TASK REQUIREMENTS — Below are entries. Pull out all lines containing "code".

----

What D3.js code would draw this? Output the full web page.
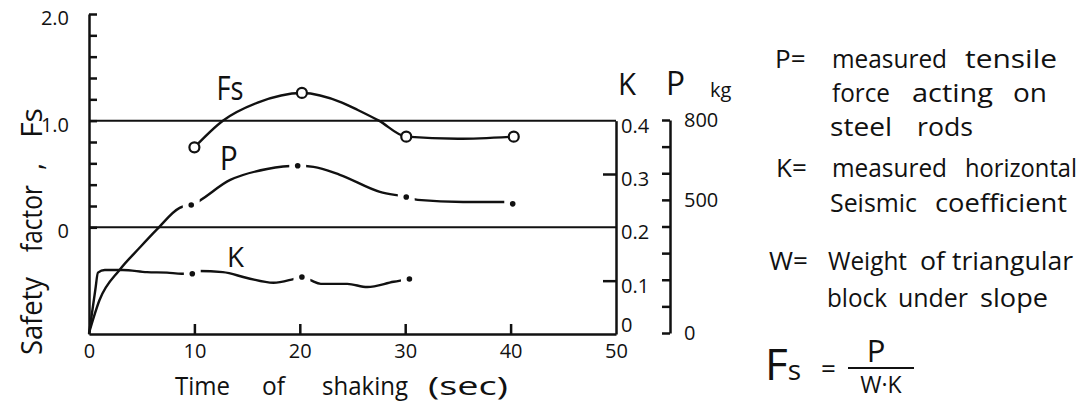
<!DOCTYPE html>
<html>
<head>
<meta charset="utf-8">
<script src="https://cdn.jsdelivr.net/npm/d3@7"></script>
<style>
  body { margin: 0; background: #fff; }
  svg { display: block; }
  text { font-family: "Open Sans", "DejaVu Sans", sans-serif; fill: #111; }
  .axis path, .axis line { stroke: #111; stroke-width: 2.5; }
  .axis text { font-size: 20px; fill: #111; }
</style>
</head>
<body>
<svg id="chart" width="1091" height="407"></svg>
<script>
// time of shaking (sec) vs. readings taken off the curves
const fsPoints = [[10, 0.75], [12.7, 1.0], [16, 1.17], [20.2, 1.26], [24, 1.17], [25.5, 1.10], [27.5, 1.0], [30.1, 0.85], [35, 0.83], [40.3, 0.85]];
const fsMarks = [[10, 0.75], [20.2, 1.26], [30.1, 0.85], [40.3, 0.85]];

const pPoints = [[0, 0], [1, 124], [2.9, 237], [4.8, 320], [6.4, 387], [8.6, 470], [9.7, 481], [13.4, 575], [16.9, 616], [19.8, 628], [21.3, 624], [23.8, 594], [27.6, 530], [30.1, 511], [31.2, 500], [35.5, 492], [39.5, 492], [40.2, 485]];
const pMarks = [[9.7, 481], [19.8, 628], [30.1, 511], [40.2, 485]];

const kPoints = [[0, 0], [0.6, 0.083], [0.85, 0.115], [1.5, 0.12], [3.2, 0.12], [5.5, 0.116], [7.4, 0.115], [8.8, 0.113], [9.8, 0.113], [10.4, 0.118], [12.7, 0.116], [15, 0.105], [17.5, 0.096], [19.4, 0.103], [20.2, 0.107], [21, 0.101], [22, 0.094], [24.5, 0.094], [26.4, 0.088], [28.9, 0.098], [30.4, 0.103]];
const kMarks = [[9.8, 0.113], [20.2, 0.107], [30.4, 0.103]];

const xTicks = [0, 10, 20, 30, 40, 50];
const fsTicks = d3.range(0, 2.01, 0.2);
const fsLabels = [0, 1, 2];
const kTicks = [0.1, 0.3];
const kLabels = [0, 0.1, 0.2, 0.3, 0.4];
const pTicks = d3.range(0, 801, 100);
const pLabels = [0, 500, 800];

const xTitleWords = ['Time', 'of', 'shaking', '(sec)'];
const yTitleWords = ['Safety', 'factor', ',', 'Fs'];
const noteKeys = ['P=', 'K=', 'W='];
const noteLines = [
  ['measured', 'tensile'],
  ['force', 'acting', 'on'],
  ['steel', 'rods'],
  ['measured', 'horizontal'],
  ['Seismic', 'coefficient'],
  ['Weight', 'of', 'triangular'],
  ['block', 'under', 'slope']
];

// layout of the hand-lettered words: [start, width]
const xTitleAt = [[175, 55], [262, 23], [322, 86], [428, 80]];
const yTitleAt = [[355, 78], [252, 67], [170, 7], [138, 30]];
const keyAt = [[775, 68], [776, 177], [769, 270]];
const lineY = [68, 102, 136, 177, 212, 270, 307];
const wordAt = [
  [[832, 115], [965, 92]],
  [[832, 58], [912, 81], [1013, 34]],
  [[830, 62], [917, 56]],
  [[832, 115], [965, 112]],
  [[830, 87], [935, 132]],
  [[828, 79], [920, 25], [952, 121]],
  [[827, 60], [898, 70], [980, 68]]
];

const width = 1091;
const height = 407;
const gap = 0.8;

const svg = d3.select('#chart');
const defs = svg.append('defs');

const x = d3.scaleLinear().domain([0, 50]).range([89, 616]);
const yFs = d3.scaleLinear().domain([-1, 2]).range([334, 14]);
const yK = d3.scaleLinear().domain([0, 0.4]).range([yFs(-1), yFs(1)]);
const yP = d3.scaleLinear().domain([0, 800]).range([333, 120]);

// left axis (safety factor)
svg.append('g').attr('class', 'axis')
  .attr('transform', `translate(${x(0)},0)`)
  .call(d3.axisRight(yFs).tickValues(fsTicks).tickSize(8).tickSizeOuter(0).tickFormat(''));

svg.append('g').attr('class', 'axis')
  .attr('transform', `translate(${x(0)},4)`)
  .call(d3.axisLeft(yFs).tickValues(fsLabels).tickSize(0).tickPadding(20)
    .tickFormat(d => d === 0 ? '0' : d.toFixed(1)))
  .call(g => g.select('.domain').remove());

// bottom axis
svg.append('g').attr('class', 'axis')
  .attr('transform', `translate(0,${yFs(-1)})`)
  .call(d3.axisTop(x).tickValues(xTicks.slice(1, -1)).tickSize(10).tickSizeOuter(0).tickFormat(''));

svg.append('g').attr('class', 'axis')
  .attr('transform', `translate(0,${yFs(-1)})`)
  .call(d3.axisBottom(x).tickValues(xTicks).tickSize(0).tickPadding(10))
  .call(g => g.select('.domain').remove());

// K axis
svg.append('g').attr('class', 'axis')
  .attr('transform', `translate(${x(50)},0)`)
  .call(d3.axisLeft(yK).tickValues(kTicks).tickSize(13).tickSizeOuter(0).tickFormat(''));

svg.append('g').attr('class', 'axis')
  .attr('transform', `translate(${x(50)},5)`)
  .call(d3.axisRight(yK).tickValues(kLabels).tickSize(0).tickPadding(5)
    .tickFormat(d => d === 0 ? '0' : d.toFixed(1)))
  .call(g => g.select('.domain').remove())
  .call(g => g.selectAll('.tick').filter(d => d === 0).select('text').attr('y', -14));

// P axis
svg.append('g').attr('class', 'axis')
  .attr('transform', 'translate(670,0)')
  .call(d3.axisLeft(yP).tickValues(pTicks).tickSize(8).tickSizeOuter(0).tickFormat(''));

svg.append('g').attr('class', 'axis')
  .attr('transform', 'translate(670,0)')
  .call(d3.axisRight(yP).tickValues(pLabels).tickSize(0).tickPadding(14))
  .call(g => g.select('.domain').remove());

// grid lines at Fs = 1.0 and 0
svg.append('g').selectAll('line').data([0, 1]).join('line')
  .attr('x1', x(0)).attr('x2', x(50))
  .attr('y1', d => yFs(d)).attr('y2', d => yFs(d))
  .attr('stroke', '#111').attr('stroke-width', 2);

// hand-lettered words, each stretched to its measured width
function words(sel, list, at) {
  sel.selectAll('text').data(list).join('text')
    .attr('x', (d, i) => at[i][0])
    .attr('textLength', (d, i) => at[i][1])
    .attr('lengthAdjust', 'spacingAndGlyphs')
    .text(d => d);
}

svg.append('g')
  .attr('transform', 'translate(42,0) rotate(-90)')
  .attr('font-size', 29)
  .call(g => words(g, yTitleWords, yTitleAt.map(([s, w]) => [-s, w])));

svg.append('g')
  .attr('transform', 'translate(0,395)')
  .attr('font-size', 26)
  .call(g => words(g, xTitleWords, xTitleAt));

svg.append('text').attr('x', 618).attr('y', 95).attr('font-size', 31)
  .attr('textLength', 18).attr('lengthAdjust', 'spacingAndGlyphs').text('K');
svg.append('text').attr('x', 666).attr('y', 95).attr('font-size', 32)
  .attr('textLength', 19).attr('lengthAdjust', 'spacingAndGlyphs').text('P');
svg.append('text').attr('x', 710).attr('y', 97).attr('font-size', 20).text('kg');

// series with gaps cut round the marked readings
function gapMask(id, marks) {
  const m = defs.append('mask').attr('id', id)
    .attr('maskUnits', 'userSpaceOnUse')
    .attr('x', 0).attr('y', 0).attr('width', width).attr('height', height);
  m.append('rect').attr('width', width).attr('height', height).attr('fill', '#fff');
  m.selectAll('rect.gap').data(marks).join('rect').attr('class', 'gap')
    .attr('x', d => x(d[0] - gap)).attr('width', x(2 * gap) - x(0))
    .attr('y', 0).attr('height', height).attr('fill', '#000');
}

gapMask('pGap', pMarks);
gapMask('kGap', kMarks);

const fsLine = d3.line().x(d => x(d[0])).y(d => yFs(d[1])).curve(d3.curveMonotoneX);
const pLine = d3.line().x(d => x(d[0])).y(d => yP(d[1])).curve(d3.curveMonotoneX);
const kLine = d3.line().x(d => x(d[0])).y(d => yK(d[1])).curve(d3.curveMonotoneX);

svg.append('path').datum(pPoints)
  .attr('d', pLine).attr('fill', 'none').attr('stroke', '#111').attr('stroke-width', 2.4)
  .attr('mask', 'url(#pGap)');

svg.append('path').datum(kPoints)
  .attr('d', kLine).attr('fill', 'none').attr('stroke', '#111').attr('stroke-width', 2.4)
  .attr('mask', 'url(#kGap)');

svg.append('path').datum(fsPoints)
  .attr('d', fsLine).attr('fill', 'none').attr('stroke', '#111').attr('stroke-width', 2.4);

svg.append('g').selectAll('circle').data(pMarks).join('circle')
  .attr('cx', d => x(d[0])).attr('cy', d => yP(d[1])).attr('r', 2.8).attr('fill', '#111');

svg.append('g').selectAll('circle').data(kMarks).join('circle')
  .attr('cx', d => x(d[0])).attr('cy', d => yK(d[1])).attr('r', 2.8).attr('fill', '#111');

svg.append('g').selectAll('circle').data(fsMarks).join('circle')
  .attr('cx', d => x(d[0])).attr('cy', d => yFs(d[1])).attr('r', 5)
  .attr('fill', '#fff').attr('stroke', '#111').attr('stroke-width', 2.2);

// curve names
svg.append('text').attr('x', x(12.1)).attr('y', yFs(1.19)).attr('font-size', 32)
  .attr('textLength', 27).attr('lengthAdjust', 'spacingAndGlyphs').text('Fs');
svg.append('text').attr('x', x(12.4)).attr('y', yP(612)).attr('font-size', 33)
  .attr('textLength', 18).attr('lengthAdjust', 'spacingAndGlyphs').text('P');
svg.append('text').attr('x', x(13.1)).attr('y', yK(0.126)).attr('font-size', 28)
  .attr('textLength', 17).attr('lengthAdjust', 'spacingAndGlyphs').text('K');

// notes on the right
const notes = svg.append('g');
notes.selectAll('text.key').data(noteKeys).join('text')
  .attr('class', 'key')
  .attr('x', (d, i) => keyAt[i][0]).attr('y', (d, i) => keyAt[i][1])
  .attr('font-size', 26)
  .text(d => d);

notes.selectAll('g.line').data(noteLines).join('g')
  .attr('class', 'line')
  .attr('transform', (d, i) => `translate(0,${lineY[i]})`)
  .attr('font-size', 25)
  .each(function (list, i) { words(d3.select(this), list, wordAt[i]); });

// Fs = P / (W·K)
const eq = svg.append('g');
eq.append('text').attr('x', 765).attr('y', 380)
  .call(t => t.append('tspan').attr('font-size', 44).text('F'))
  .call(t => t.append('tspan').attr('font-size', 28).text('s'));
eq.append('text').attr('x', 821).attr('y', 378).attr('font-size', 26).text('=');
eq.append('text').attr('x', 876).attr('y', 362).attr('text-anchor', 'middle').attr('font-size', 31).text('P');
eq.append('line').attr('x1', 848).attr('x2', 914).attr('y1', 368).attr('y2', 368)
  .attr('stroke', '#111').attr('stroke-width', 2);
eq.append('text').attr('x', 881).attr('y', 393).attr('text-anchor', 'middle').attr('font-size', 23).text('W·K');
</script>
</body>
</html>
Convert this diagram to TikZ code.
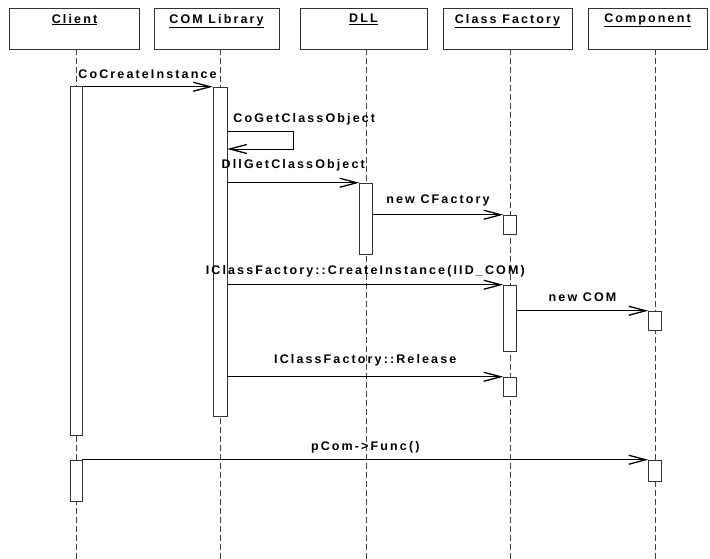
\documentclass[tikz,border=0pt]{standalone}
\usepackage{fontspec}
\setmainfont{Liberation Sans}[LetterSpace=17]
\usetikzlibrary{arrows.meta}
\begin{document}
\begin{tikzpicture}[x=1pt, y=-1pt, every node/.style={font=\fontsize{12.5}{14}\selectfont\bfseries},
	>={Straight Barb[length=17pt, width=9pt, line width=1.3pt]},
	head/.style={draw=black!80, line width=0.5pt, minimum height=41pt, inner sep=0pt},
	title/.style={anchor=north, yshift=-4pt, inner sep=2pt},
	life/.style={draw=black!75, line width=0.5pt, dash pattern=on 6pt off 3pt},
	act/.style={draw=black!80, fill=white, line width=0.5pt, inner sep=0pt, minimum width=13pt},
	msg/.style={->, line width=0.6pt},
	lbl/.style={midway, above=#1, inner sep=1pt}, lbl/.default=7pt]
	\useasboundingbox (0,0) rectangle (710,559);
	\coordinate (bottom) at (0,559);
	\node[head, minimum width=130pt] (cli) at (74.5,28.5) {};
	\node[head, minimum width=125pt] (com) at (216.5,28.5) {};
	\node[head, minimum width=127pt] (dll) at (363.5,28.5) {};
	\node[head, minimum width=129pt] (cf) at (507.5,28.5) {};
	\node[head, minimum width=119pt] (cmp) at (647.5,28.5) {};
	\node[title] (tCli) at (cli.north) {\underline{Client}};
	\node[title] (tCom) at (com.north) {\underline{COM Library}};
	\node[title] (tDll) at (dll.north) {\underline{DLL}};
	\node[title] (tCf) at (cf.north) {\underline{Class Factory}};
	\node[title] (tCmp) at (cmp.north) {\underline{Component}};
	\coordinate (xCli) at (76,0);
	\coordinate (xCom) at (220,0);
	\coordinate (xDll) at (366,0);
	\coordinate (xCf) at (510,0);
	\coordinate (xCmp) at (655,0);
	\draw[life] (cli.south -| xCli) -- (bottom -| xCli);
	\draw[life] (com.south -| xCom) -- (bottom -| xCom);
	\draw[life] (dll.south -| xDll) -- (bottom -| xDll);
	\draw[life] (cf.south -| xCf) -- (bottom -| xCf);
	\draw[life] (cmp.south -| xCmp) -- (bottom -| xCmp);
	\node[act, minimum width=12pt, minimum height=349pt] (aCli1) at (76,260.5) {};
	\node[act, minimum width=12pt, minimum height=41pt] (aCli2) at (76,480.5) {};
	\node[act, minimum width=14pt, minimum height=329pt] (aCom1) at (220,251.5) {};
	\node[act, minimum height=71pt] (aDll1) at (366,218.5) {};
	\node[act, minimum height=19pt] (aCf1) at (510,224.5) {};
	\node[act, minimum height=66pt] (aCf2) at (510,318) {};
	\node[act, minimum height=19pt] (aCf3) at (510,386.5) {};
	\node[act, minimum height=19pt] (aCmp1) at (655,320.5) {};
	\node[act, minimum height=21pt] (aCmp2) at (655,470.5) {};
	\draw[msg] (aCli1.east |- aCom1.north west) -- (aCom1.north west) node[lbl] {CoCreateInstance};
	\coordinate (loopA) at (293,131);
	\coordinate (loopB) at (293,149);
	\draw[msg] (aCom1.east |- loopA) -- (loopA) -- (loopB) -- (aCom1.east |- loopB);
	\node[anchor=south west, inner sep=1pt] (lGet) at ([xshift=5pt, yshift=5pt]aCom1.east |- loopA) {CoGetClassObject};
	\draw[msg] (aCom1.east |- aDll1.north west) -- (aDll1.north west) node[lbl=10pt] {DllGetClassObject};
	\draw[msg] (aDll1.east |- aCf1.north west) -- (aCf1.north west) node[lbl] {new CFactory};
	\draw[msg] (aCom1.east |- aCf2.north west) -- (aCf2.north west) node[lbl=6pt] {IClassFactory::CreateInstance(IID\_COM)};
	\draw[msg] (aCf2.east |- aCmp1.north west) -- (aCmp1.north west) node[lbl=7.5pt] {new COM};
	\draw[msg] (aCom1.east |- aCf3.north west) -- (aCf3.north west) node[lbl=9pt] {IClassFactory::Release};
	\draw[msg] (aCli2.north east) -- (aCmp2.north west) node[lbl=5pt] {pCom->Func()};
\end{tikzpicture}
\end{document}
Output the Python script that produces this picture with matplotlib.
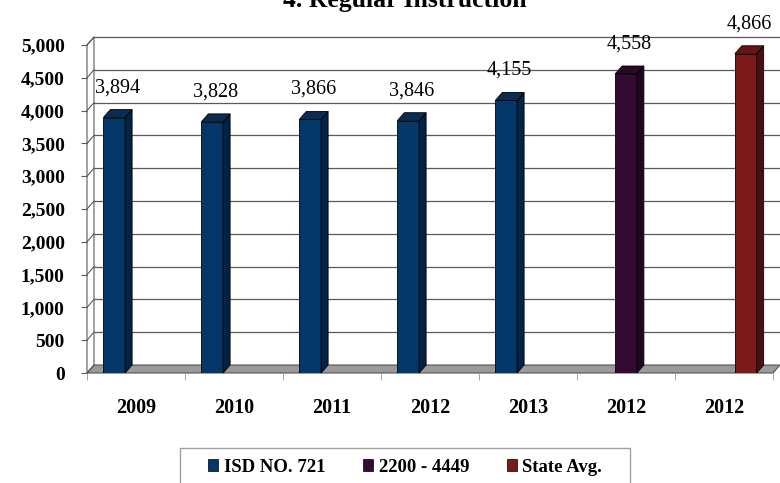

----

SOLUTION TO THIS PROBLEM —
What D3.js code would draw this? Output the full web page.
Convert this diagram to TikZ code.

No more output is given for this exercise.